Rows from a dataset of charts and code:
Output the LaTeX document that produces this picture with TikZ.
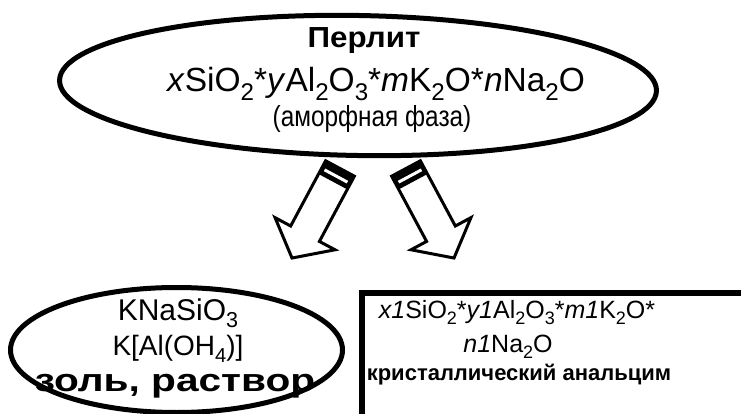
\documentclass[tikz,border=0pt]{standalone}
\usepackage{fontspec}
\setmainfont{Liberation Sans}
\newfontfamily\condfont[FakeStretch=0.84]{Liberation Sans}
\newfontfamily\widefont[FakeStretch=1.27]{Liberation Sans}
\newfontfamily\perlfont[FakeStretch=1.08]{Liberation Sans}
\newcommand\sbs[1]{\raisebox{-0.25em}{\scalebox{0.72}{#1}}}
\usetikzlibrary{shapes.geometric}
\begin{document}
\begin{tikzpicture}[x=1pt,y=-1pt,
  blockarrow/.style={draw, line width=3pt, fill=white, line join=miter},
  txt/.style={anchor=base, inner sep=0pt},
]
\useasboundingbox (0,0) rectangle (741,414);
\fill[white] (0,0) rectangle (741,414);
\clip (0,0) rectangle (741,414);

% top ellipse
\node[draw, ellipse, line width=5pt, minimum width=597pt, minimum height=140pt, inner sep=0pt, rotate=-1] (perlit) at (358,85.5) {};
\node[txt, font={\fontsize{29}{34}\perlfont\bfseries}] (t1) at (364,48) {Перлит};
\node[txt, font={\fontsize{33.5}{40}\selectfont}] (t2) at (376,92) {\textit{x}SiO\sbs{2}*\textit{y}Al\sbs{2}O\sbs{3}*\textit{m}K\sbs{2}O*\textit{n}Na\sbs{2}O};
\node[txt, font={\fontsize{29}{34}\condfont}] (t3) at (372,127) {(аморфная фаза)};

% left block arrow
\begin{scope}[shift={(340,168.5)}, rotate=-28.2]
  \draw[blockarrow] (-16.3,0) -- (16.3,0) -- (16.3,74) -- (34,74) -- (0,101.6) -- (-34,74) -- (-16.3,74) -- cycle;
  \fill (-16.3,0) rectangle (16.3,15);
  \fill[white] (-13,7) rectangle (13,10);
\end{scope}
% right block arrow
\begin{scope}[shift={(406,168.5)}, rotate=28.2]
  \draw[blockarrow] (-16.3,0) -- (16.3,0) -- (16.3,74) -- (34,74) -- (0,101.6) -- (-34,74) -- (-16.3,74) -- cycle;
  \fill (-16.3,0) rectangle (16.3,15);
  \fill[white] (-13,7) rectangle (13,10);
\end{scope}

% bottom left ellipse
\node[draw, ellipse, line width=5pt, minimum width=332pt, minimum height=125pt, inner sep=0pt] (sol) at (176.5,350) {};
\node[txt, font={\fontsize{30}{35}\selectfont}] (s1) at (178,320) {KNaSiO\sbs{3}};
\node[txt, font={\fontsize{28}{34}\selectfont}] (s2) at (178,355) {K[Al(OH\sbs{4})]};
\node[txt, font={\fontsize{32}{38}\widefont\bfseries}] (s3) at (175,391) {золь, раствор};

% bottom right box
\node[draw, rectangle, line width=6pt, minimum width=420pt, minimum height=160pt, inner sep=0pt, anchor=north west] (crys) at (359,290) {};
\node[txt, font={\fontsize{25}{30}\selectfont}] (c1) at (517,318) {\textit{x1}SiO\sbs{2}*\textit{y1}Al\sbs{2}O\sbs{3}*\textit{m1}K\sbs{2}O*};
\node[txt, font={\fontsize{25}{30}\selectfont}] (c2) at (508,352) {\textit{n1}Na\sbs{2}O};
\node[txt, font={\fontsize{22}{27}\selectfont\bfseries}] (c3) at (519,380) {кристаллический анальцим};
\end{tikzpicture}
\end{document}
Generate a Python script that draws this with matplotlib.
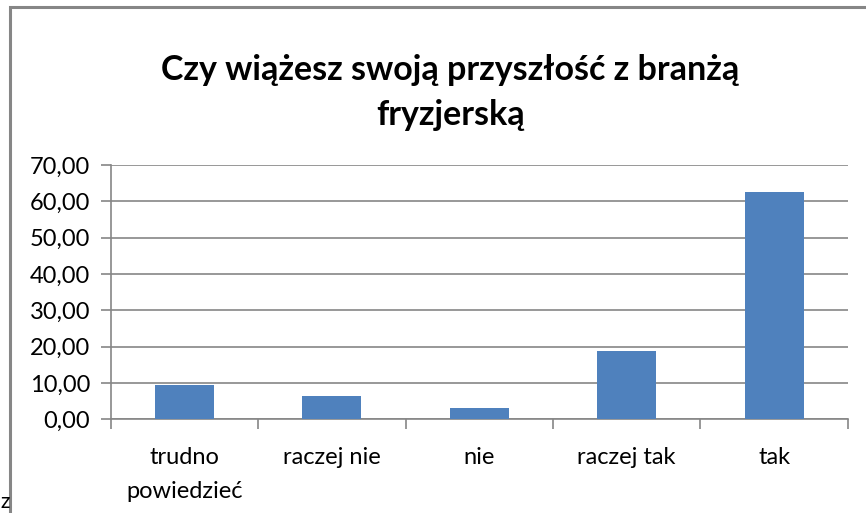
import matplotlib
matplotlib.use("Agg")
import matplotlib.pyplot as plt
from matplotlib.patches import Rectangle
from matplotlib.ticker import FixedLocator

plt.rcParams["font.family"] = ["Lato", "DejaVu Sans"]

categories = ["trudno\npowiedzieć", "raczej nie", "nie", "raczej tak", "tak"]
values = [9.38, 6.25, 3.13, 18.75, 62.50]
yticks = [0, 10, 20, 30, 40, 50, 60, 70]
title = "Czy wiążesz swoją przyszłość z branżą\nfryzjerską"

fig = plt.figure(figsize=(8.66, 5.13), dpi=100)
ax = fig.add_axes([0.128, 0.183, 0.851, 0.495])

x = range(len(categories))
ax.bar(x, values, width=0.4, color="#4f81bd", zorder=3)

ax.set_xlim(-0.5, len(categories) - 0.5)
ax.set_ylim(0, 70)
ax.set_yticks(yticks)
ax.set_yticklabels([("%.2f" % v).replace(".", ",") for v in yticks],
                   fontsize=17, color="black")
ax.yaxis.grid(True, color="#868686", linewidth=1.2, zorder=0)

ax.set_xticks(list(x))
ax.set_xticklabels(categories, fontsize=17, linespacing=1.75, va="top")
ax.xaxis.set_minor_locator(FixedLocator([i - 0.5 for i in range(len(categories) + 1)]))
ax.tick_params(axis="x", which="major", length=0, pad=20)
ax.tick_params(axis="x", which="minor", length=7, color="#868686", width=1.2)
ax.tick_params(axis="y", length=7, color="#868686", width=1.2, pad=8)

for s in ["top", "right"]:
    ax.spines[s].set_visible(False)
for s in ["left", "bottom"]:
    ax.spines[s].set_color("#868686")
    ax.spines[s].set_linewidth(1.2)

fig.text(0.52, 0.895, title, ha="center", va="top", fontsize=24.5,
         fontweight="bold", linespacing=1.5)

# chart frame
fig.add_artist(Rectangle((9.5 / 866, -0.1), 1.0, 1 - 7.5 / 513 + 0.1,
                         transform=fig.transFigure, fill=False,
                         edgecolor="#868686", linewidth=2.2))
fig.text(0.0, 0.002, "z", fontsize=15, ha="left", va="bottom")

fig.savefig("out.png", dpi=100)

### DIRECTIONS
Repeat each entry above word for word, leaving every picture out.

### CORRECT RESPONSE
Output the LaTeX document that produces this picture with TikZ.
\documentclass[tikz,border=0pt]{standalone}
\usepackage{fontspec}
\setmainfont{Liberation Sans}
\newfontfamily\condfont[FakeStretch=0.84]{Liberation Sans}
\newfontfamily\widefont[FakeStretch=1.27]{Liberation Sans}
\newfontfamily\perlfont[FakeStretch=1.08]{Liberation Sans}
\newcommand\sbs[1]{\raisebox{-0.25em}{\scalebox{0.72}{#1}}}
\usetikzlibrary{shapes.geometric}
\begin{document}
\begin{tikzpicture}[x=1pt,y=-1pt,
  blockarrow/.style={draw, line width=3pt, fill=white, line join=miter},
  txt/.style={anchor=base, inner sep=0pt},
]
\useasboundingbox (0,0) rectangle (741,414);
\fill[white] (0,0) rectangle (741,414);
\clip (0,0) rectangle (741,414);

% top ellipse
\node[draw, ellipse, line width=5pt, minimum width=597pt, minimum height=140pt, inner sep=0pt, rotate=-1] (perlit) at (358,85.5) {};
\node[txt, font={\fontsize{29}{34}\perlfont\bfseries}] (t1) at (364,48) {Перлит};
\node[txt, font={\fontsize{33.5}{40}\selectfont}] (t2) at (376,92) {\textit{x}SiO\sbs{2}*\textit{y}Al\sbs{2}O\sbs{3}*\textit{m}K\sbs{2}O*\textit{n}Na\sbs{2}O};
\node[txt, font={\fontsize{29}{34}\condfont}] (t3) at (372,127) {(аморфная фаза)};

% left block arrow
\begin{scope}[shift={(340,168.5)}, rotate=-28.2]
  \draw[blockarrow] (-16.3,0) -- (16.3,0) -- (16.3,74) -- (34,74) -- (0,101.6) -- (-34,74) -- (-16.3,74) -- cycle;
  \fill (-16.3,0) rectangle (16.3,15);
  \fill[white] (-13,7) rectangle (13,10);
\end{scope}
% right block arrow
\begin{scope}[shift={(406,168.5)}, rotate=28.2]
  \draw[blockarrow] (-16.3,0) -- (16.3,0) -- (16.3,74) -- (34,74) -- (0,101.6) -- (-34,74) -- (-16.3,74) -- cycle;
  \fill (-16.3,0) rectangle (16.3,15);
  \fill[white] (-13,7) rectangle (13,10);
\end{scope}

% bottom left ellipse
\node[draw, ellipse, line width=5pt, minimum width=332pt, minimum height=125pt, inner sep=0pt] (sol) at (176.5,350) {};
\node[txt, font={\fontsize{30}{35}\selectfont}] (s1) at (178,320) {KNaSiO\sbs{3}};
\node[txt, font={\fontsize{28}{34}\selectfont}] (s2) at (178,355) {K[Al(OH\sbs{4})]};
\node[txt, font={\fontsize{32}{38}\widefont\bfseries}] (s3) at (175,391) {золь, раствор};

% bottom right box
\node[draw, rectangle, line width=6pt, minimum width=420pt, minimum height=160pt, inner sep=0pt, anchor=north west] (crys) at (359,290) {};
\node[txt, font={\fontsize{25}{30}\selectfont}] (c1) at (517,318) {\textit{x1}SiO\sbs{2}*\textit{y1}Al\sbs{2}O\sbs{3}*\textit{m1}K\sbs{2}O*};
\node[txt, font={\fontsize{25}{30}\selectfont}] (c2) at (508,352) {\textit{n1}Na\sbs{2}O};
\node[txt, font={\fontsize{22}{27}\selectfont\bfseries}] (c3) at (519,380) {кристаллический анальцим};
\end{tikzpicture}
\end{document}
Generate a Python script that draws this with matplotlib.
import matplotlib
matplotlib.use("Agg")
import matplotlib.pyplot as plt
from matplotlib.patches import Rectangle
from matplotlib.ticker import FixedLocator

plt.rcParams["font.family"] = ["Lato", "DejaVu Sans"]

categories = ["trudno\npowiedzieć", "raczej nie", "nie", "raczej tak", "tak"]
values = [9.38, 6.25, 3.13, 18.75, 62.50]
yticks = [0, 10, 20, 30, 40, 50, 60, 70]
title = "Czy wiążesz swoją przyszłość z branżą\nfryzjerską"

fig = plt.figure(figsize=(8.66, 5.13), dpi=100)
ax = fig.add_axes([0.128, 0.183, 0.851, 0.495])

x = range(len(categories))
ax.bar(x, values, width=0.4, color="#4f81bd", zorder=3)

ax.set_xlim(-0.5, len(categories) - 0.5)
ax.set_ylim(0, 70)
ax.set_yticks(yticks)
ax.set_yticklabels([("%.2f" % v).replace(".", ",") for v in yticks],
                   fontsize=17, color="black")
ax.yaxis.grid(True, color="#868686", linewidth=1.2, zorder=0)

ax.set_xticks(list(x))
ax.set_xticklabels(categories, fontsize=17, linespacing=1.75, va="top")
ax.xaxis.set_minor_locator(FixedLocator([i - 0.5 for i in range(len(categories) + 1)]))
ax.tick_params(axis="x", which="major", length=0, pad=20)
ax.tick_params(axis="x", which="minor", length=7, color="#868686", width=1.2)
ax.tick_params(axis="y", length=7, color="#868686", width=1.2, pad=8)

for s in ["top", "right"]:
    ax.spines[s].set_visible(False)
for s in ["left", "bottom"]:
    ax.spines[s].set_color("#868686")
    ax.spines[s].set_linewidth(1.2)

fig.text(0.52, 0.895, title, ha="center", va="top", fontsize=24.5,
         fontweight="bold", linespacing=1.5)

# chart frame
fig.add_artist(Rectangle((9.5 / 866, -0.1), 1.0, 1 - 7.5 / 513 + 0.1,
                         transform=fig.transFigure, fill=False,
                         edgecolor="#868686", linewidth=2.2))
fig.text(0.0, 0.002, "z", fontsize=15, ha="left", va="bottom")

fig.savefig("out.png", dpi=100)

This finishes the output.